An action to foreclose a mortgage is subject to a six-year statute of limitations (see CPLR 213[4]). With respect to a mortgage payable in installments, separate causes of action accrue for each installment that is not paid, and the statute of limitations begins to run on the date each installment becomes due (see Nationstar Mtge., LLC v Weisblum, 143 AD3d 866, 867; Wells Fargo Bank, N.A. v Burke, 94 AD3d 980, 982). However, even if a mortgage is payable in installments, once a mortgage debt is accelerated, the entire amount is due and the statute of limitations begins to run on the entire debt (see Freedom Mtge. Corp. v Engel, 37 NY3d 1, 21; Kashipour v Wilmington [*2]Sav. Fund Socy., FSB, 144 AD3d 985, 986).

Here, in support of those branches of their cross motion which were for summary judgment dismissing the complaint insofar as asserted against them as time-barred and on their counterclaim pursuant to RPAPL 1501(4) to cancel and discharge of record the mortgage, the defendants Jehuda Rosenbaum and Ahuva Rosenbaum (hereinafter together the defendants) established that the six-year statute of limitations period began to run on the entire debt in December 2009, when the plaintiff's predecessor in interest commenced a prior action to foreclose the mortgage (see Federal Natl. Mtge. Assn. v Schmitt, 172 AD3d 1324, 1325; Bank of N.Y. Mellon v Craig, 169 AD3d 627, 629). Since the plaintiff did not commence this action until August 2017, approximately seven years and eight months after the debt was accelerated, the defendants demonstrated, prima facie, that this action is untimely (see Federal Natl. Mtge. Assn. v Schmitt, 172 AD3d at 1325; Bank of N.Y. Mellon v Craig, 169 AD3d at 629).

In opposition, the plaintiff failed to raise a triable issue of fact. Contrary to the plaintiff's contention, it failed to demonstrate that its predecessor in interest lacked standing to commence the prior action, and that the statute of limitations therefore never began to run on the full debt (see Deutsche Bank Natl. Trust Co. Ams. v Bernal, 186 AD3d 1491).

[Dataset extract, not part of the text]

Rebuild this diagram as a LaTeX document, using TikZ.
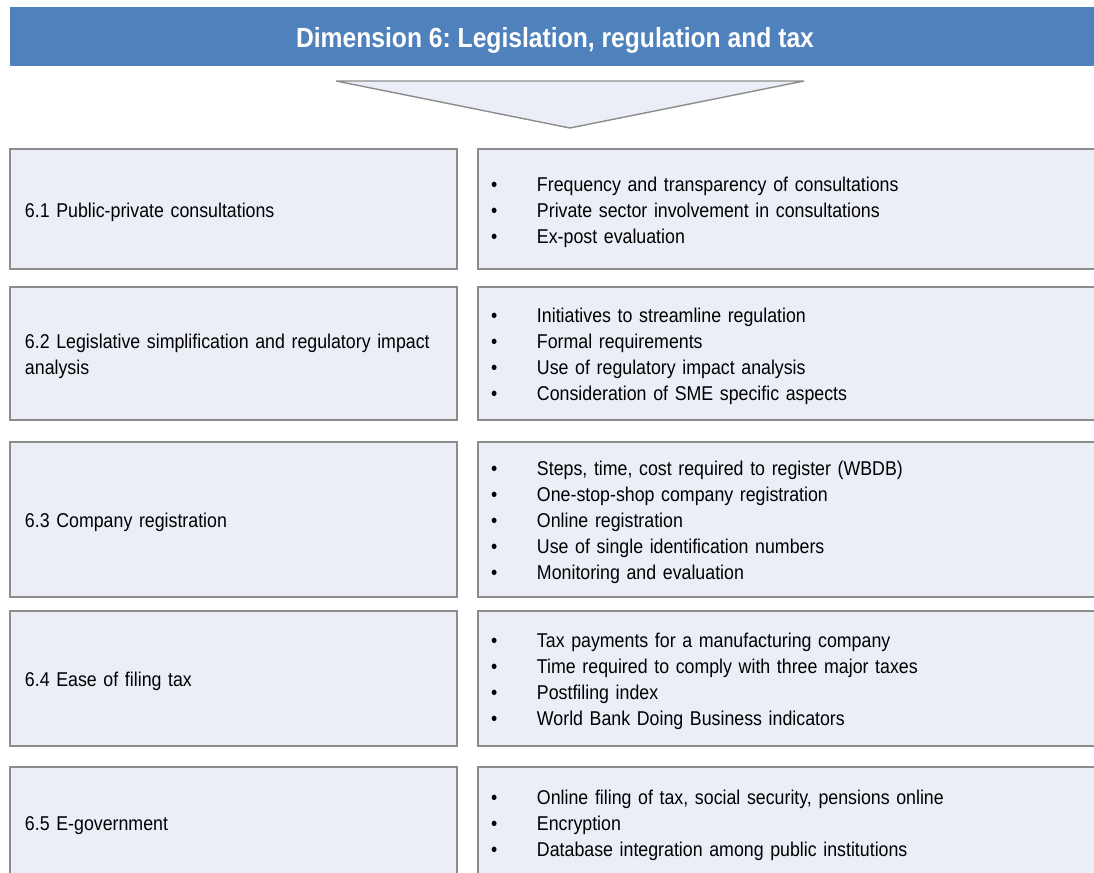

Accordingly, the Supreme Court properly granted those branches of the defendants' cross motion which were for summary judgment dismissing the complaint insofar as asserted against them as barred by the statute of limitations and on their counterclaim pursuant to RPAPL 1501(4) to cancel and discharge of record the mortgage.

RIVERA, J.P., MILLER, BARROS and BRATHWAITE NELSON, JJ., concur.